▶ _What you need to do_:
Once the pictures are set aside, transcribe the remaining data exactly.

## START Supplied information

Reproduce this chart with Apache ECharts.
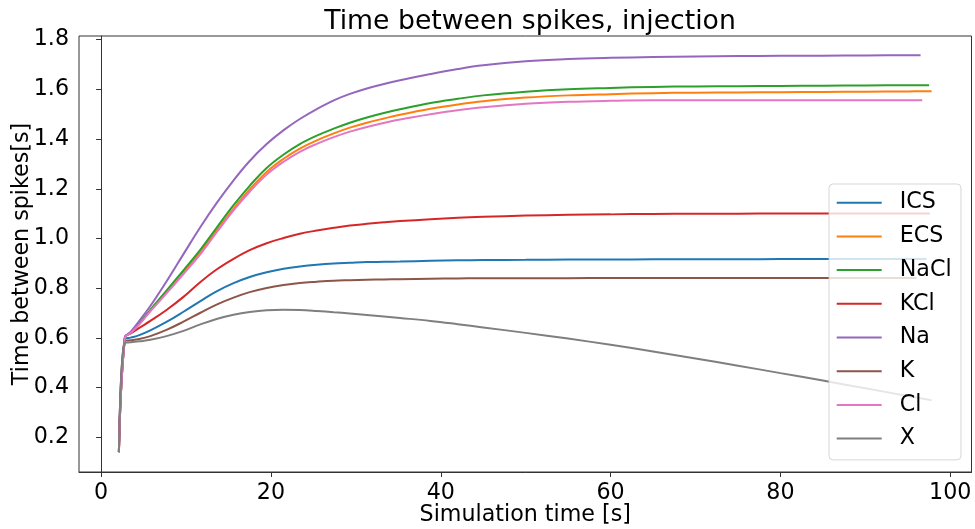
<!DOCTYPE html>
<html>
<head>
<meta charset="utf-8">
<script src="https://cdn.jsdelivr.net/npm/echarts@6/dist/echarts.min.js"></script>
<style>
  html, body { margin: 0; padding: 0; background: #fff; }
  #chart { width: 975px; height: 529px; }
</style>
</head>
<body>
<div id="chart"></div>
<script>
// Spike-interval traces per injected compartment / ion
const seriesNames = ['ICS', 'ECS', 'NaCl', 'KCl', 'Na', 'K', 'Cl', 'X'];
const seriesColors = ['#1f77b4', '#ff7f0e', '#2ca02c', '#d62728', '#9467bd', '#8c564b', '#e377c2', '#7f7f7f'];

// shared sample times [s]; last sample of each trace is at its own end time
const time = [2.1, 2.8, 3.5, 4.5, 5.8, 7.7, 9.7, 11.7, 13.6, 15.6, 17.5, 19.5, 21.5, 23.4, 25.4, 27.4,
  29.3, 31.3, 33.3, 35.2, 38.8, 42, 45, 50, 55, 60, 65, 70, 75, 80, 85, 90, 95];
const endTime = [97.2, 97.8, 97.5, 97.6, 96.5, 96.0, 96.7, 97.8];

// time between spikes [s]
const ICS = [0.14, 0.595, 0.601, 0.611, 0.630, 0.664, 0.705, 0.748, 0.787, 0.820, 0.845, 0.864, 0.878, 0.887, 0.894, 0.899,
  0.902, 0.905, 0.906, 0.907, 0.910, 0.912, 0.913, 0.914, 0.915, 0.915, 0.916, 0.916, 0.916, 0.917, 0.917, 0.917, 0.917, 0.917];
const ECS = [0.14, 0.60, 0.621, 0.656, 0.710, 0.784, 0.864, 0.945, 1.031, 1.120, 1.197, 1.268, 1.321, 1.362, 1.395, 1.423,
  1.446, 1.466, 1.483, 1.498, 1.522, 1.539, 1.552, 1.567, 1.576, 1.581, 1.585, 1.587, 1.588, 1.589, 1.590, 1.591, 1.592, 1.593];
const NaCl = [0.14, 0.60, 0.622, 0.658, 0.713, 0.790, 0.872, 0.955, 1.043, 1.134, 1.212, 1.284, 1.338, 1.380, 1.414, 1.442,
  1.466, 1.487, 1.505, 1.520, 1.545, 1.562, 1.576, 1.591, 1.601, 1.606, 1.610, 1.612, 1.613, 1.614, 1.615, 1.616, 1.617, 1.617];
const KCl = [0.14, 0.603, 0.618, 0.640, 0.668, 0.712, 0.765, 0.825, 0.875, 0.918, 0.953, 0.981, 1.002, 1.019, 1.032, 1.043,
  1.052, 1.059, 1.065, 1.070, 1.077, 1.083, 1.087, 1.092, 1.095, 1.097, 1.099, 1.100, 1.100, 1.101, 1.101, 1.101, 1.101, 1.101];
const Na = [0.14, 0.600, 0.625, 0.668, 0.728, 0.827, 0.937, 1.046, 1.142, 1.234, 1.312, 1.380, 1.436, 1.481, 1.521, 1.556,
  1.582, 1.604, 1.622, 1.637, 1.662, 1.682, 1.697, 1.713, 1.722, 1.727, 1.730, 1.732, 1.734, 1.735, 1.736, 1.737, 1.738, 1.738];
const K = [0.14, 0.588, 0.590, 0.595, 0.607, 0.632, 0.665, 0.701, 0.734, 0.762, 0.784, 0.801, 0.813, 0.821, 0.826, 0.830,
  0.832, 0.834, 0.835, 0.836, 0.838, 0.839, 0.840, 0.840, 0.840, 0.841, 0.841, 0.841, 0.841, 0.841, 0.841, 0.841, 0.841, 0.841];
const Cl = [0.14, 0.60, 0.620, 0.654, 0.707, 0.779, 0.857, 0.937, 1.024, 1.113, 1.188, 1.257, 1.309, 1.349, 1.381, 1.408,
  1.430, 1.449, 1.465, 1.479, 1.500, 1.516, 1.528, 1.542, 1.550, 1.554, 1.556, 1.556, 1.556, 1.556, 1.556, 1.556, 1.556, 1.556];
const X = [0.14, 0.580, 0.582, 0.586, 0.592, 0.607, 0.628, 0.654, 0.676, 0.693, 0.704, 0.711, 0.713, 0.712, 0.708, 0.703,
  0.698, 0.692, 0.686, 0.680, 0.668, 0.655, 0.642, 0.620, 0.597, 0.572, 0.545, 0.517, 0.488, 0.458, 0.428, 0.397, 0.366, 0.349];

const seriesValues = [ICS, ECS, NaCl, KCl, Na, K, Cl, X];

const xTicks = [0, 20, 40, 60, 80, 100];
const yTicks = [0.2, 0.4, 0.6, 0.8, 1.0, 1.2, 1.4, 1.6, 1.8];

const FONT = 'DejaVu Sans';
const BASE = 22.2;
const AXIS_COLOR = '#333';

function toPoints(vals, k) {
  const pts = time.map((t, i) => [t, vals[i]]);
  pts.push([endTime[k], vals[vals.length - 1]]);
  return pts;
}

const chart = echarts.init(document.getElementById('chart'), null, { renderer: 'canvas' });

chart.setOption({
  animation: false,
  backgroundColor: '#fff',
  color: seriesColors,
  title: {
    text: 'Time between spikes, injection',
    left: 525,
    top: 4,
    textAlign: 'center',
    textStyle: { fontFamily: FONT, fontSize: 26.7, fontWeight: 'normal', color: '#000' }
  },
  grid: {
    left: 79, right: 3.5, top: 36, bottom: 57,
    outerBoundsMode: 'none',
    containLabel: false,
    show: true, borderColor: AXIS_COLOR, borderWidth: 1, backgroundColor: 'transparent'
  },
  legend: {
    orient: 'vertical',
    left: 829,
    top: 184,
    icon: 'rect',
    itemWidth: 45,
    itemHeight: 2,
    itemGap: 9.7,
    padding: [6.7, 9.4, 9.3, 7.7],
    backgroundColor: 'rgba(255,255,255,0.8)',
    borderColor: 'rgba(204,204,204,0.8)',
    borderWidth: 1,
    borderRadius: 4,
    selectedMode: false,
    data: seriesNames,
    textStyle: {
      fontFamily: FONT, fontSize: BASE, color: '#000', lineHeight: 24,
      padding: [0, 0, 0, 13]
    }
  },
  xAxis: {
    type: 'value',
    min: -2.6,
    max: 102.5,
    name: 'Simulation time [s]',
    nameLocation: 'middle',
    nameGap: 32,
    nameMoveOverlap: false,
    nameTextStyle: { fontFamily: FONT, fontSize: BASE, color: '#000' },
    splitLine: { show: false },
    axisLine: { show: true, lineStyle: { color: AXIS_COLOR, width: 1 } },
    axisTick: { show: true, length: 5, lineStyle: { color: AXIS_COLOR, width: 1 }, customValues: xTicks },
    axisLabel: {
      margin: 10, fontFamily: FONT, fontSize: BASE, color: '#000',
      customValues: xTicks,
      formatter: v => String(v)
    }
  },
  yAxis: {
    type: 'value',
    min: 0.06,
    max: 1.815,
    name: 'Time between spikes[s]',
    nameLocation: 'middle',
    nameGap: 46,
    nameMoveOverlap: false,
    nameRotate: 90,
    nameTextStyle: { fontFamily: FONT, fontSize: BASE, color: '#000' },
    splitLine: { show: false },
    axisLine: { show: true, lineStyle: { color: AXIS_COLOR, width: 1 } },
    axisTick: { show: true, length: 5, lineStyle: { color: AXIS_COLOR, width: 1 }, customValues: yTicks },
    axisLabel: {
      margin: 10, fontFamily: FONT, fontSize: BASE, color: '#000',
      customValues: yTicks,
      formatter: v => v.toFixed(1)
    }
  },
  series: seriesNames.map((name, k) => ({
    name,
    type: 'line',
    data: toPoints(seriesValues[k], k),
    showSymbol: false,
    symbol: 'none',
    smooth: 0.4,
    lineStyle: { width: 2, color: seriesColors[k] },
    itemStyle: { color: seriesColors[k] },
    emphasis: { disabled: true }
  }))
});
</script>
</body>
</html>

## END Supplied information

▶ _Reply to the exercise_:
Reproduce this chart with Apache ECharts.
<!DOCTYPE html>
<html>
<head>
<meta charset="utf-8">
<script src="https://cdn.jsdelivr.net/npm/echarts@6/dist/echarts.min.js"></script>
<style>
  html, body { margin: 0; padding: 0; background: #fff; }
  #chart { width: 975px; height: 529px; }
</style>
</head>
<body>
<div id="chart"></div>
<script>
// Spike-interval traces per injected compartment / ion
const seriesNames = ['ICS', 'ECS', 'NaCl', 'KCl', 'Na', 'K', 'Cl', 'X'];
const seriesColors = ['#1f77b4', '#ff7f0e', '#2ca02c', '#d62728', '#9467bd', '#8c564b', '#e377c2', '#7f7f7f'];

// shared sample times [s]; last sample of each trace is at its own end time
const time = [2.1, 2.8, 3.5, 4.5, 5.8, 7.7, 9.7, 11.7, 13.6, 15.6, 17.5, 19.5, 21.5, 23.4, 25.4, 27.4,
  29.3, 31.3, 33.3, 35.2, 38.8, 42, 45, 50, 55, 60, 65, 70, 75, 80, 85, 90, 95];
const endTime = [97.2, 97.8, 97.5, 97.6, 96.5, 96.0, 96.7, 97.8];

// time between spikes [s]
const ICS = [0.14, 0.595, 0.601, 0.611, 0.630, 0.664, 0.705, 0.748, 0.787, 0.820, 0.845, 0.864, 0.878, 0.887, 0.894, 0.899,
  0.902, 0.905, 0.906, 0.907, 0.910, 0.912, 0.913, 0.914, 0.915, 0.915, 0.916, 0.916, 0.916, 0.917, 0.917, 0.917, 0.917, 0.917];
const ECS = [0.14, 0.60, 0.621, 0.656, 0.710, 0.784, 0.864, 0.945, 1.031, 1.120, 1.197, 1.268, 1.321, 1.362, 1.395, 1.423,
  1.446, 1.466, 1.483, 1.498, 1.522, 1.539, 1.552, 1.567, 1.576, 1.581, 1.585, 1.587, 1.588, 1.589, 1.590, 1.591, 1.592, 1.593];
const NaCl = [0.14, 0.60, 0.622, 0.658, 0.713, 0.790, 0.872, 0.955, 1.043, 1.134, 1.212, 1.284, 1.338, 1.380, 1.414, 1.442,
  1.466, 1.487, 1.505, 1.520, 1.545, 1.562, 1.576, 1.591, 1.601, 1.606, 1.610, 1.612, 1.613, 1.614, 1.615, 1.616, 1.617, 1.617];
const KCl = [0.14, 0.603, 0.618, 0.640, 0.668, 0.712, 0.765, 0.825, 0.875, 0.918, 0.953, 0.981, 1.002, 1.019, 1.032, 1.043,
  1.052, 1.059, 1.065, 1.070, 1.077, 1.083, 1.087, 1.092, 1.095, 1.097, 1.099, 1.100, 1.100, 1.101, 1.101, 1.101, 1.101, 1.101];
const Na = [0.14, 0.600, 0.625, 0.668, 0.728, 0.827, 0.937, 1.046, 1.142, 1.234, 1.312, 1.380, 1.436, 1.481, 1.521, 1.556,
  1.582, 1.604, 1.622, 1.637, 1.662, 1.682, 1.697, 1.713, 1.722, 1.727, 1.730, 1.732, 1.734, 1.735, 1.736, 1.737, 1.738, 1.738];
const K = [0.14, 0.588, 0.590, 0.595, 0.607, 0.632, 0.665, 0.701, 0.734, 0.762, 0.784, 0.801, 0.813, 0.821, 0.826, 0.830,
  0.832, 0.834, 0.835, 0.836, 0.838, 0.839, 0.840, 0.840, 0.840, 0.841, 0.841, 0.841, 0.841, 0.841, 0.841, 0.841, 0.841, 0.841];
const Cl = [0.14, 0.60, 0.620, 0.654, 0.707, 0.779, 0.857, 0.937, 1.024, 1.113, 1.188, 1.257, 1.309, 1.349, 1.381, 1.408,
  1.430, 1.449, 1.465, 1.479, 1.500, 1.516, 1.528, 1.542, 1.550, 1.554, 1.556, 1.556, 1.556, 1.556, 1.556, 1.556, 1.556, 1.556];
const X = [0.14, 0.580, 0.582, 0.586, 0.592, 0.607, 0.628, 0.654, 0.676, 0.693, 0.704, 0.711, 0.713, 0.712, 0.708, 0.703,
  0.698, 0.692, 0.686, 0.680, 0.668, 0.655, 0.642, 0.620, 0.597, 0.572, 0.545, 0.517, 0.488, 0.458, 0.428, 0.397, 0.366, 0.349];

const seriesValues = [ICS, ECS, NaCl, KCl, Na, K, Cl, X];

const xTicks = [0, 20, 40, 60, 80, 100];
const yTicks = [0.2, 0.4, 0.6, 0.8, 1.0, 1.2, 1.4, 1.6, 1.8];

const FONT = 'DejaVu Sans';
const BASE = 22.2;
const AXIS_COLOR = '#333';

function toPoints(vals, k) {
  const pts = time.map((t, i) => [t, vals[i]]);
  pts.push([endTime[k], vals[vals.length - 1]]);
  return pts;
}

const chart = echarts.init(document.getElementById('chart'), null, { renderer: 'canvas' });

chart.setOption({
  animation: false,
  backgroundColor: '#fff',
  color: seriesColors,
  title: {
    text: 'Time between spikes, injection',
    left: 525,
    top: 4,
    textAlign: 'center',
    textStyle: { fontFamily: FONT, fontSize: 26.7, fontWeight: 'normal', color: '#000' }
  },
  grid: {
    left: 79, right: 3.5, top: 36, bottom: 57,
    outerBoundsMode: 'none',
    containLabel: false,
    show: true, borderColor: AXIS_COLOR, borderWidth: 1, backgroundColor: 'transparent'
  },
  legend: {
    orient: 'vertical',
    left: 829,
    top: 184,
    icon: 'rect',
    itemWidth: 45,
    itemHeight: 2,
    itemGap: 9.7,
    padding: [6.7, 9.4, 9.3, 7.7],
    backgroundColor: 'rgba(255,255,255,0.8)',
    borderColor: 'rgba(204,204,204,0.8)',
    borderWidth: 1,
    borderRadius: 4,
    selectedMode: false,
    data: seriesNames,
    textStyle: {
      fontFamily: FONT, fontSize: BASE, color: '#000', lineHeight: 24,
      padding: [0, 0, 0, 13]
    }
  },
  xAxis: {
    type: 'value',
    min: -2.6,
    max: 102.5,
    name: 'Simulation time [s]',
    nameLocation: 'middle',
    nameGap: 32,
    nameMoveOverlap: false,
    nameTextStyle: { fontFamily: FONT, fontSize: BASE, color: '#000' },
    splitLine: { show: false },
    axisLine: { show: true, lineStyle: { color: AXIS_COLOR, width: 1 } },
    axisTick: { show: true, length: 5, lineStyle: { color: AXIS_COLOR, width: 1 }, customValues: xTicks },
    axisLabel: {
      margin: 10, fontFamily: FONT, fontSize: BASE, color: '#000',
      customValues: xTicks,
      formatter: v => String(v)
    }
  },
  yAxis: {
    type: 'value',
    min: 0.06,
    max: 1.815,
    name: 'Time between spikes[s]',
    nameLocation: 'middle',
    nameGap: 46,
    nameMoveOverlap: false,
    nameRotate: 90,
    nameTextStyle: { fontFamily: FONT, fontSize: BASE, color: '#000' },
    splitLine: { show: false },
    axisLine: { show: true, lineStyle: { color: AXIS_COLOR, width: 1 } },
    axisTick: { show: true, length: 5, lineStyle: { color: AXIS_COLOR, width: 1 }, customValues: yTicks },
    axisLabel: {
      margin: 10, fontFamily: FONT, fontSize: BASE, color: '#000',
      customValues: yTicks,
      formatter: v => v.toFixed(1)
    }
  },
  series: seriesNames.map((name, k) => ({
    name,
    type: 'line',
    data: toPoints(seriesValues[k], k),
    showSymbol: false,
    symbol: 'none',
    smooth: 0.4,
    lineStyle: { width: 2, color: seriesColors[k] },
    itemStyle: { color: seriesColors[k] },
    emphasis: { disabled: true }
  }))
});
</script>
</body>
</html>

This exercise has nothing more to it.